Tectonic‒Thermal Coupling Metallogenic Models of Tethys Himalaya Pb‒Zn‒Sb‒Au Belt in Post-Collisional Stage

Abstract

Crustal-scale extensions occurred in the Tibetan Plateau during the post-collision stage, and leucogranites, N–S and E–W faults and other tectonic-thermal events were developed in Tethys Himalaya, which formed a series of Pb–Zn–Sb–Au polymetallic deposits. The ore deposit may be distributed around the dome (with core of leucogranites), or along the N–S and E–W faults. Due to the lack of deep geophysical data, many different genesises of mineral deposit have been proposed by predecessors.
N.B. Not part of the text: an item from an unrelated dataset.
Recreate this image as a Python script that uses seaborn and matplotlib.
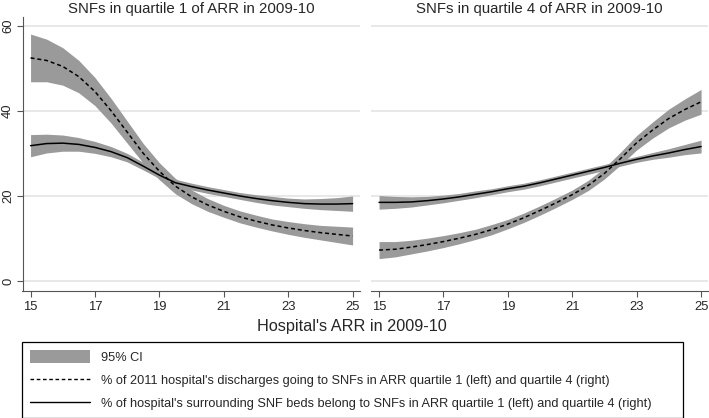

This paper establishes the spatial relationship of deep tectonic-thermal events in the Tethys Himalaya Pb–Zn–Sb–Au belt by the N–S magnetotelluric (MT) profiles covering Cuonadong dome, the Southern Tibet Detachment System (STDS) and other tectonic-thermal events (length: 72 km, the basic point distance: 1 km): (a) a partial melting body was observed about 15 km below the Tethys Himalayan, which intruded in the form of leucogranites and formed domes; (b) the STDS and its secondary faults extended to deep the partial melting body. In combination of time relationship of tectonic-thermal events, a view has been presents that the Tethys Himalaya Pb–Zn–Sb–Au belt was formed in one tectonic‒thermal coupling metallogenic system in the post-collision stage. Two types of metallogenic models were formed based on whether the partial melting intruded or not: (a) the tectonic‒thermal coupling metallogenic model of leucogranites and the surrounding detachment faults of the dome (partial melting intruded in the form of leucogranites which driven ore-forming fluid to migrate in the surrounding detachment faults); (b) the tectonic‒thermal coupling metallogenic model of non-intruded partial melting and fault systems (under the extension stress, the N–S extension of Tibetan Plateau had formed the STDS and its secondary fault faults that extended to the partial melting body). This results in instantaneous low pressure, which decoupled the partial melting body and magmatic fluid and drove magmatic fluid and deep formation fluid to flow into fault system. Finally, the two fluids were mixed with atmospheric water to form ore. Also a hydrodinamical model for the long distance migration of ore-forming fluid along the fault systems within the Tethys Himalaya Pb–Zn–Sb–Au belt has been established. This study will provide a reference for subsequent geophysical prospecting in the belt.